**To be done**
Print the lines of the listing below verbatim from its first line through the line bearing "const tickNudge = [62, -19, -116];". Any pictures are to be omitted.

####

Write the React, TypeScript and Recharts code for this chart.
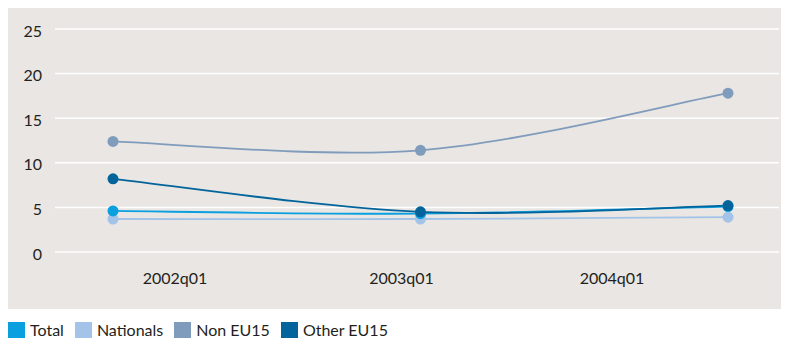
import React from 'react';
import { LineChart, Line, XAxis, YAxis, CartesianGrid } from 'recharts';

const quarters = ['2002q01', '2003q01', '2004q01'];
const total = [4.6, 4.3, 5.1];
const nationals = [3.7, 3.7, 3.9];
const nonEU15 = [12.4, 11.4, 17.8];
const otherEU15 = [8.2, 4.5, 5.2];
const yTicks = [0, 5, 10, 15, 20, 25];

const series = [
  { key: 'nationals', name: 'Nationals', values: nationals, color: '#a3c4e8' },
  { key: 'total', name: 'Total', values: total, color: '#0a9fdf' },
  { key: 'nonEU15', name: 'Non EU15', values: nonEU15, color: '#809cbc' },
  { key: 'otherEU15', name: 'Other EU15', values: otherEU15, color: '#02649b' },
];
const legendOrder = ['total', 'nationals', 'nonEU15', 'otherEU15'];

const rows = quarters.map((q, i) => {
  const row: Record<string, string | number> = { quarter: q };
  series.forEach((s) => (row[s.key] = s.values[i]));
  return row;
});

const FONT = 'Lato, "Open Sans", sans-serif';
const TEXT = '#231f20';

// Catmull-Rom style smoothing (spreadsheet "smoothed line"), end points repeated
const smoothCurve = (context: any) => {
  let pts: number[][] = [];
  return {
    areaStart() {},
    areaEnd() {},
    lineStart() {
      pts = [];
    },
    point(x: number, y: number) {
      pts.push([+x, +y]);
    },
    lineEnd() {
      if (!pts.length) return;
      context.moveTo(pts[0][0], pts[0][1]);
      for (let i = 0; i < pts.length - 1; i++) {
        const p0 = pts[i - 1] || pts[i];
        const p1 = pts[i];
        const p2 = pts[i + 1];
        const p3 = pts[i + 2] || p2;
        context.bezierCurveTo(
          p1[0] + (p2[0] - p0[0]) / 6,
          p1[1] + (p2[1] - p0[1]) / 6,
          p2[0] - (p3[0] - p1[0]) / 6,
          p2[1] - (p3[1] - p1[1]) / 6,
          p2[0],
          p2[1]
        );
      }
    },
  };
};

// the quarter labels sit off the point columns, so each one gets its own nudge
const tickNudge = [62, -19, -116];

const QuarterTick = (props: any) => {
  const { x, y, payload, index } = props;
  return (
    <text
      x={x + tickNudge[index]}
      y={y}
      dy="0.71em"
      textAnchor="middle"
      fill={TEXT}
      fontSize={16}
      fontFamily={FONT}
    >
      {payload.value}
    </text>
  );
};

export default function App() {
  return (
    <div style={{ marginLeft: -1, fontFamily: FONT }}>
      <div style={{ width: 782, height: 301, background: '#e9e6e3' }}>
        <LineChart
          width={782}
          height={301}
          data={rows}
          margin={{ top: 21, right: 10, bottom: 0, left: 0 }}
        >
          <CartesianGrid vertical={false} stroke="#ffffff" strokeWidth={1.5} />
          <XAxis
            dataKey="quarter"
            axisLine={false}
            tickLine={false}
            padding={{ left: 58, right: 51 }}
            tick={<QuarterTick />}
            tickMargin={15}
            height={57}
          />
          <YAxis
            domain={[0, 25]}
            ticks={yTicks}
            axisLine={false}
            tickLine={false}
            width={48}
            tick={{ fill: TEXT, fontSize: 16, fontFamily: FONT, dx: -5, dy: 2 }}
          />
          {series.map((s) => (
            <Line
              key={s.key}
              type={smoothCurve as any}
              dataKey={s.key}
              name={s.name}
              stroke={s.color}
              strokeWidth={1.8}
              dot={{ r: 5.5, fill: s.color, stroke: 'none' }}
              activeDot={false}
              isAnimationActive={false}
            />
          ))}
        </LineChart>
      </div>
      <div style={{ display: 'flex', marginTop: 13, marginLeft: 1, alignItems: 'center' }}>
        {legendOrder.map((k) => {
          const s = series.find((x) => x.key === k)!;
          return (
            <div key={k} style={{ display: 'flex', alignItems: 'center', marginRight: 11 }}>
              <span style={{ width: 17, height: 16, background: s.color, display: 'inline-block', marginRight: 5 }} />
              <span style={{ fontSize: 16, color: TEXT, lineHeight: '16px' }}>{s.name}</span>
            </div>
          );
        })}
      </div>
    </div>
  );
}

####

**The completed task**
Write the React, TypeScript and Recharts code for this chart.
import React from 'react';
import { LineChart, Line, XAxis, YAxis, CartesianGrid } from 'recharts';

const quarters = ['2002q01', '2003q01', '2004q01'];
const total = [4.6, 4.3, 5.1];
const nationals = [3.7, 3.7, 3.9];
const nonEU15 = [12.4, 11.4, 17.8];
const otherEU15 = [8.2, 4.5, 5.2];
const yTicks = [0, 5, 10, 15, 20, 25];

const series = [
  { key: 'nationals', name: 'Nationals', values: nationals, color: '#a3c4e8' },
  { key: 'total', name: 'Total', values: total, color: '#0a9fdf' },
  { key: 'nonEU15', name: 'Non EU15', values: nonEU15, color: '#809cbc' },
  { key: 'otherEU15', name: 'Other EU15', values: otherEU15, color: '#02649b' },
];
const legendOrder = ['total', 'nationals', 'nonEU15', 'otherEU15'];

const rows = quarters.map((q, i) => {
  const row: Record<string, string | number> = { quarter: q };
  series.forEach((s) => (row[s.key] = s.values[i]));
  return row;
});

const FONT = 'Lato, "Open Sans", sans-serif';
const TEXT = '#231f20';

// Catmull-Rom style smoothing (spreadsheet "smoothed line"), end points repeated
const smoothCurve = (context: any) => {
  let pts: number[][] = [];
  return {
    areaStart() {},
    areaEnd() {},
    lineStart() {
      pts = [];
    },
    point(x: number, y: number) {
      pts.push([+x, +y]);
    },
    lineEnd() {
      if (!pts.length) return;
      context.moveTo(pts[0][0], pts[0][1]);
      for (let i = 0; i < pts.length - 1; i++) {
        const p0 = pts[i - 1] || pts[i];
        const p1 = pts[i];
        const p2 = pts[i + 1];
        const p3 = pts[i + 2] || p2;
        context.bezierCurveTo(
          p1[0] + (p2[0] - p0[0]) / 6,
          p1[1] + (p2[1] - p0[1]) / 6,
          p2[0] - (p3[0] - p1[0]) / 6,
          p2[1] - (p3[1] - p1[1]) / 6,
          p2[0],
          p2[1]
        );
      }
    },
  };
};

// the quarter labels sit off the point columns, so each one gets its own nudge
const tickNudge = [62, -19, -116];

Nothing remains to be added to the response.